Task
Start at the line where "Emit a LaTeX" appears and end at the line where "at (1280, 503);" appears; repeat those lines exactly, both ends included, leaving pictures behind.

Dataset entries

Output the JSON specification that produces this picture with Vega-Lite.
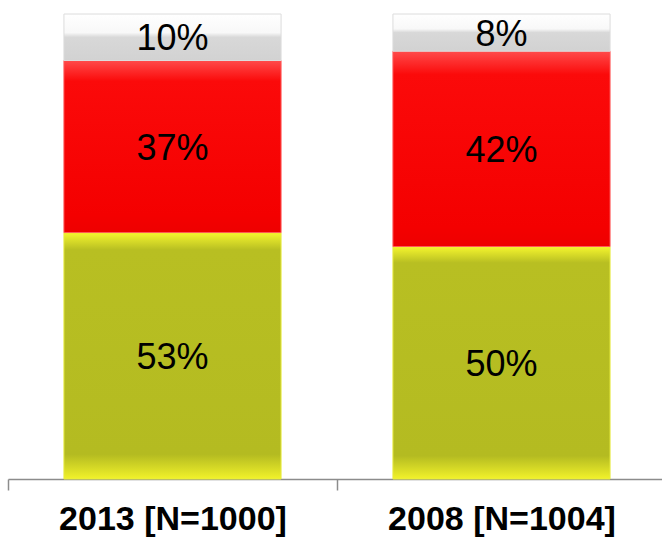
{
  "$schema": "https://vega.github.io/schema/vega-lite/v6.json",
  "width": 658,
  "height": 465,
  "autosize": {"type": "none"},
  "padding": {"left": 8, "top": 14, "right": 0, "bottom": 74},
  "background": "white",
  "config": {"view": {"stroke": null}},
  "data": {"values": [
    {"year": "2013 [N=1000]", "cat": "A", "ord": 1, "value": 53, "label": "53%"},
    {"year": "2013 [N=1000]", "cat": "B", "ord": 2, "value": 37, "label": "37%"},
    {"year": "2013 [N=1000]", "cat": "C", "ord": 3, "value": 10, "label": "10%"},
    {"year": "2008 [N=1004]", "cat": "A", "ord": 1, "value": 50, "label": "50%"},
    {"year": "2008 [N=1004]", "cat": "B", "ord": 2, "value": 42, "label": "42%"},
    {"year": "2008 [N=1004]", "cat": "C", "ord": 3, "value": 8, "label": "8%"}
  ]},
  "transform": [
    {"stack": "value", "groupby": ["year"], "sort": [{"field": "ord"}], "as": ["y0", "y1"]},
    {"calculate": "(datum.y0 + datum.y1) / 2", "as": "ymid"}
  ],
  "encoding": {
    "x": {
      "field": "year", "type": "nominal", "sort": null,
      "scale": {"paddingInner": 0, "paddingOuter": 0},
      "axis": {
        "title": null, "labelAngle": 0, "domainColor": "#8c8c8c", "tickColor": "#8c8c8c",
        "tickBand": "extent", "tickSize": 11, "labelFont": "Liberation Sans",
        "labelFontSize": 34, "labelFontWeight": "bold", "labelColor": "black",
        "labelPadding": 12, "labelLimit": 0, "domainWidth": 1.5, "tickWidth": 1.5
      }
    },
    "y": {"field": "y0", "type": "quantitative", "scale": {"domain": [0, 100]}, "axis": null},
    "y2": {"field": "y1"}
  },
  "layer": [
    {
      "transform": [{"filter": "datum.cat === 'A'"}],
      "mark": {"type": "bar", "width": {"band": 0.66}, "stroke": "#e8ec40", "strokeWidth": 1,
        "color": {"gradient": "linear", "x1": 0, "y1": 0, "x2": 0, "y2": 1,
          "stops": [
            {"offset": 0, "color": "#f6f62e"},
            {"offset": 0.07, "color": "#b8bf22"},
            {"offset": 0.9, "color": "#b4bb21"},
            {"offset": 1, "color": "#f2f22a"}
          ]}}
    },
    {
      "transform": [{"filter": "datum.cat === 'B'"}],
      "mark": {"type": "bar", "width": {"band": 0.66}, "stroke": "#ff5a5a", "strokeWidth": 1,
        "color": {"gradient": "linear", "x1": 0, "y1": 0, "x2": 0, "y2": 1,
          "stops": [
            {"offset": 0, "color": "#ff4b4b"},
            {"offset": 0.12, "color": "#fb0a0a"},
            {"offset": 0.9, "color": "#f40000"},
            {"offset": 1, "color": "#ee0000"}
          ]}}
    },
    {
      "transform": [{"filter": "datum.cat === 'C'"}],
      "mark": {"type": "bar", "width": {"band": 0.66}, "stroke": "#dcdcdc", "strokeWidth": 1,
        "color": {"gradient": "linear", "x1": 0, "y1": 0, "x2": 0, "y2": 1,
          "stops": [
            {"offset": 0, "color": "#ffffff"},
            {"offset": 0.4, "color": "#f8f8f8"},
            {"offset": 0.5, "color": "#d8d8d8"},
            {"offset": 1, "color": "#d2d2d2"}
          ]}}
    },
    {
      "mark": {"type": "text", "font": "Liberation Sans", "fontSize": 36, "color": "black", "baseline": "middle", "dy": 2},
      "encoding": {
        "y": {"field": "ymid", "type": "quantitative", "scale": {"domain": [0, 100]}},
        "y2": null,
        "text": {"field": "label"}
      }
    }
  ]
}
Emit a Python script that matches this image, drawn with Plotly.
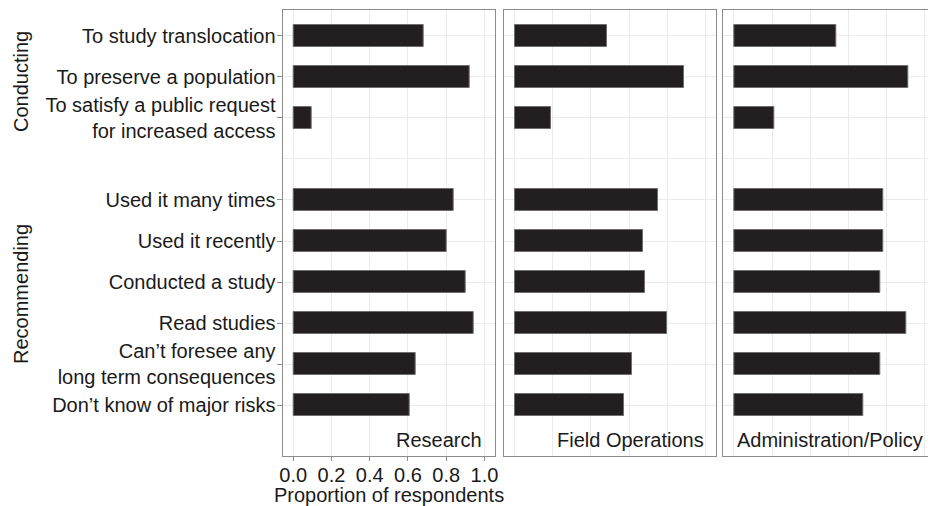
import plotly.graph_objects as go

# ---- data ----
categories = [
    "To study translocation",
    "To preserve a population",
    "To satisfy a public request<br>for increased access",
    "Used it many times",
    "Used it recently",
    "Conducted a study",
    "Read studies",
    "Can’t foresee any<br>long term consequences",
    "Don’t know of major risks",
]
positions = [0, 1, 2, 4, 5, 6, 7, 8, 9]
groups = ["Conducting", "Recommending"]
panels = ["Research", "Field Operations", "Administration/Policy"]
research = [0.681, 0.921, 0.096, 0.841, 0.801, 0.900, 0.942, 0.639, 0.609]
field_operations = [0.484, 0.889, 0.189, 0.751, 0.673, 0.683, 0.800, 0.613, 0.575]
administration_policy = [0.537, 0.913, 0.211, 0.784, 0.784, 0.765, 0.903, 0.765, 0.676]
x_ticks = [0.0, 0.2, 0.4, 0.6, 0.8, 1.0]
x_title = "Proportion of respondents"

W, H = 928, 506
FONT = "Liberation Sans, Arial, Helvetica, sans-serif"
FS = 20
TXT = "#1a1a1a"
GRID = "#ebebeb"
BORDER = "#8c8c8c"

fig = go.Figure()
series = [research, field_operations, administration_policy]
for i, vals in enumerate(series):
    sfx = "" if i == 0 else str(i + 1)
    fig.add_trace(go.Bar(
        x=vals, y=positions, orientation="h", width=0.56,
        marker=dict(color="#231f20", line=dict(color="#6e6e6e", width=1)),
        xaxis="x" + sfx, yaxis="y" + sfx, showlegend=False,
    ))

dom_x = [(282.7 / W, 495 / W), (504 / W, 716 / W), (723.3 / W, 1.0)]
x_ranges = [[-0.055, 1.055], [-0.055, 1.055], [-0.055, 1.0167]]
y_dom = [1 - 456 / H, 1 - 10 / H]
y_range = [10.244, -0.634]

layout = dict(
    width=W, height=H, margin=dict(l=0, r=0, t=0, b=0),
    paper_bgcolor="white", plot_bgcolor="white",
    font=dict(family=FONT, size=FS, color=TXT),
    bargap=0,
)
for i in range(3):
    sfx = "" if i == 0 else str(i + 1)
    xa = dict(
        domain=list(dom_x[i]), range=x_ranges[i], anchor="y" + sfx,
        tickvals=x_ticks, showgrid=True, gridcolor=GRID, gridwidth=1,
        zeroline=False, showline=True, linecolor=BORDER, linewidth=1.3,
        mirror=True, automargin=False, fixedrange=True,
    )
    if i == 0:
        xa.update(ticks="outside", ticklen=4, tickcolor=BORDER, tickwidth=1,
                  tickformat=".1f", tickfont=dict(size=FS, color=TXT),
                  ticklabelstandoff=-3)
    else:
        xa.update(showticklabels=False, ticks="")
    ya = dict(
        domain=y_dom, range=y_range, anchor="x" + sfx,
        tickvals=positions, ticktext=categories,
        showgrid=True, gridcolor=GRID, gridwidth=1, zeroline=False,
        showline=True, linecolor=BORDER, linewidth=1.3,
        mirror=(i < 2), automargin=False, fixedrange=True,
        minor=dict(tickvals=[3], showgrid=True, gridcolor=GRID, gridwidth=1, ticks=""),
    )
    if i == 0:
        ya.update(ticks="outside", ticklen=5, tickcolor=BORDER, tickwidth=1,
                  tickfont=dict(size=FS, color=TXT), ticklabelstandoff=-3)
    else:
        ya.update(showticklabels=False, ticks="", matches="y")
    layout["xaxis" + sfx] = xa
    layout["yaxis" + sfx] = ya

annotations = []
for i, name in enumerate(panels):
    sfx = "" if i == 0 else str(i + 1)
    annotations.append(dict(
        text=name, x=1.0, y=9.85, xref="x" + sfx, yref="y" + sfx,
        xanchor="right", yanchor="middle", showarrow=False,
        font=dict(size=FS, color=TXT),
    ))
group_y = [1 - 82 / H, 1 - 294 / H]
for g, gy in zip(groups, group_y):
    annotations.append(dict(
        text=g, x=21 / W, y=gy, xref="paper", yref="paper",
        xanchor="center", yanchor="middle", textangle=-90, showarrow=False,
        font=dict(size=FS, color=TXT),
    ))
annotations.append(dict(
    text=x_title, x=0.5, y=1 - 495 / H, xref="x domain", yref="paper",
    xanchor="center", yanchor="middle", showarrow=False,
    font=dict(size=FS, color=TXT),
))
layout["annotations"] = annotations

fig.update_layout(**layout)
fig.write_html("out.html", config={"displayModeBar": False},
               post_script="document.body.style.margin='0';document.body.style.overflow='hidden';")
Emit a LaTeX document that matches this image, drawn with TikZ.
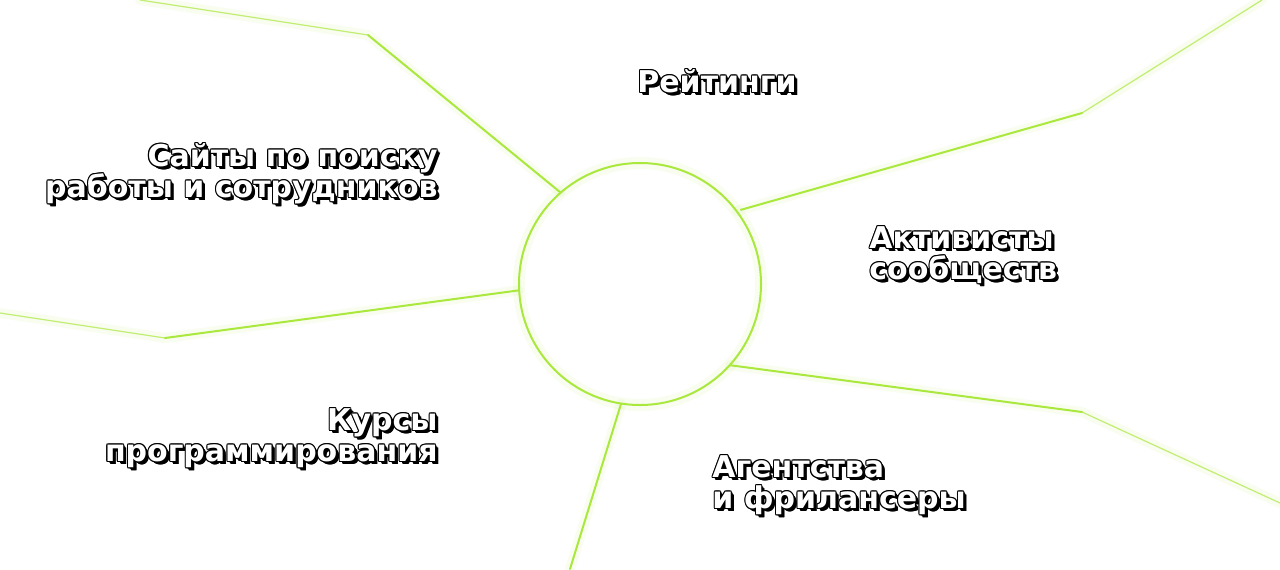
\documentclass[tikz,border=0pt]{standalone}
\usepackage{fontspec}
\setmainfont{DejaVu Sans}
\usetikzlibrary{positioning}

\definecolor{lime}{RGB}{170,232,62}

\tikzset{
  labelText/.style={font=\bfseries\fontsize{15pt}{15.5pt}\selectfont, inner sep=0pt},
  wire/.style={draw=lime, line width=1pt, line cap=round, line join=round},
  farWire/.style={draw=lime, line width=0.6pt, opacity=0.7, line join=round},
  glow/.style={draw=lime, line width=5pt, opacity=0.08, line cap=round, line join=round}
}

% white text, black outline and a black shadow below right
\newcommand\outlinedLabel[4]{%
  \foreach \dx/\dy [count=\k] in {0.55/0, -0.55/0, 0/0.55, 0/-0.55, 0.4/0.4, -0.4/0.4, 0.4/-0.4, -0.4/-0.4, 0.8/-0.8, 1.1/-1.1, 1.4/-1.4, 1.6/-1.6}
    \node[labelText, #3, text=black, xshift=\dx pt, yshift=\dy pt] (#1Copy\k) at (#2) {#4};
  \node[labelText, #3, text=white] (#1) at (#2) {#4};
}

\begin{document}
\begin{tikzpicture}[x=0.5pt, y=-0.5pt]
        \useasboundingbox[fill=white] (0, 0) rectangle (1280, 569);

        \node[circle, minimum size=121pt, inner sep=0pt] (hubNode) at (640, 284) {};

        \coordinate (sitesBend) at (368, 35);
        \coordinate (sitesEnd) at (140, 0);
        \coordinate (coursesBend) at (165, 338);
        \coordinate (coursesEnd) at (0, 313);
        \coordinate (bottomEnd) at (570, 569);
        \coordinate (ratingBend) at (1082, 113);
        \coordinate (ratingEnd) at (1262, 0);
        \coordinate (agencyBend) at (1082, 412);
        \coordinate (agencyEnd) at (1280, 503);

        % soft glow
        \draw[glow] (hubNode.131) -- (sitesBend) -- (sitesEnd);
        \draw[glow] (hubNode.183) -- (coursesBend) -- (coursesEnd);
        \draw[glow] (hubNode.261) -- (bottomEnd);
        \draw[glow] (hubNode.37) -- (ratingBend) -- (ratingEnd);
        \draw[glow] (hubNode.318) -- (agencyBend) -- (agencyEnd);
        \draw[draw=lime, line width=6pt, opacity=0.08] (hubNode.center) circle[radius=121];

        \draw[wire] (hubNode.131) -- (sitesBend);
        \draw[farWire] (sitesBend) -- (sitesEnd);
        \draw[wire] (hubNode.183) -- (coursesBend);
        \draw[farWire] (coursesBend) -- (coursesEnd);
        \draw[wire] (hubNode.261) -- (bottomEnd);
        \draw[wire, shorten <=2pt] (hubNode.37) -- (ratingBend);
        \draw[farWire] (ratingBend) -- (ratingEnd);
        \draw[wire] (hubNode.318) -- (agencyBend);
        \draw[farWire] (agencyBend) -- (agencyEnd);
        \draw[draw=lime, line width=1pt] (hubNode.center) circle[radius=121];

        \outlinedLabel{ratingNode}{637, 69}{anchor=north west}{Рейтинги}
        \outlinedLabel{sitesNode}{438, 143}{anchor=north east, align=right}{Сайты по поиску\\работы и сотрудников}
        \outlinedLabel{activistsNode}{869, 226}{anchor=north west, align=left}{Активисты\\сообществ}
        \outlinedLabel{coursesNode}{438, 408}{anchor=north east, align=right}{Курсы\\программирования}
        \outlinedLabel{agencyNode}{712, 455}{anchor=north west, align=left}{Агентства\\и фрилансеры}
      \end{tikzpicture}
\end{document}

Expected answer
Emit a LaTeX document that matches this image, drawn with TikZ.
\documentclass[tikz,border=0pt]{standalone}
\usepackage{fontspec}
\setmainfont{DejaVu Sans}
\usetikzlibrary{positioning}

\definecolor{lime}{RGB}{170,232,62}

\tikzset{
  labelText/.style={font=\bfseries\fontsize{15pt}{15.5pt}\selectfont, inner sep=0pt},
  wire/.style={draw=lime, line width=1pt, line cap=round, line join=round},
  farWire/.style={draw=lime, line width=0.6pt, opacity=0.7, line join=round},
  glow/.style={draw=lime, line width=5pt, opacity=0.08, line cap=round, line join=round}
}

% white text, black outline and a black shadow below right
\newcommand\outlinedLabel[4]{%
  \foreach \dx/\dy [count=\k] in {0.55/0, -0.55/0, 0/0.55, 0/-0.55, 0.4/0.4, -0.4/0.4, 0.4/-0.4, -0.4/-0.4, 0.8/-0.8, 1.1/-1.1, 1.4/-1.4, 1.6/-1.6}
    \node[labelText, #3, text=black, xshift=\dx pt, yshift=\dy pt] (#1Copy\k) at (#2) {#4};
  \node[labelText, #3, text=white] (#1) at (#2) {#4};
}

\begin{document}
\begin{tikzpicture}[x=0.5pt, y=-0.5pt]
        \useasboundingbox[fill=white] (0, 0) rectangle (1280, 569);

        \node[circle, minimum size=121pt, inner sep=0pt] (hubNode) at (640, 284) {};

        \coordinate (sitesBend) at (368, 35);
        \coordinate (sitesEnd) at (140, 0);
        \coordinate (coursesBend) at (165, 338);
        \coordinate (coursesEnd) at (0, 313);
        \coordinate (bottomEnd) at (570, 569);
        \coordinate (ratingBend) at (1082, 113);
        \coordinate (ratingEnd) at (1262, 0);
        \coordinate (agencyBend) at (1082, 412);
        \coordinate (agencyEnd) at (1280, 503);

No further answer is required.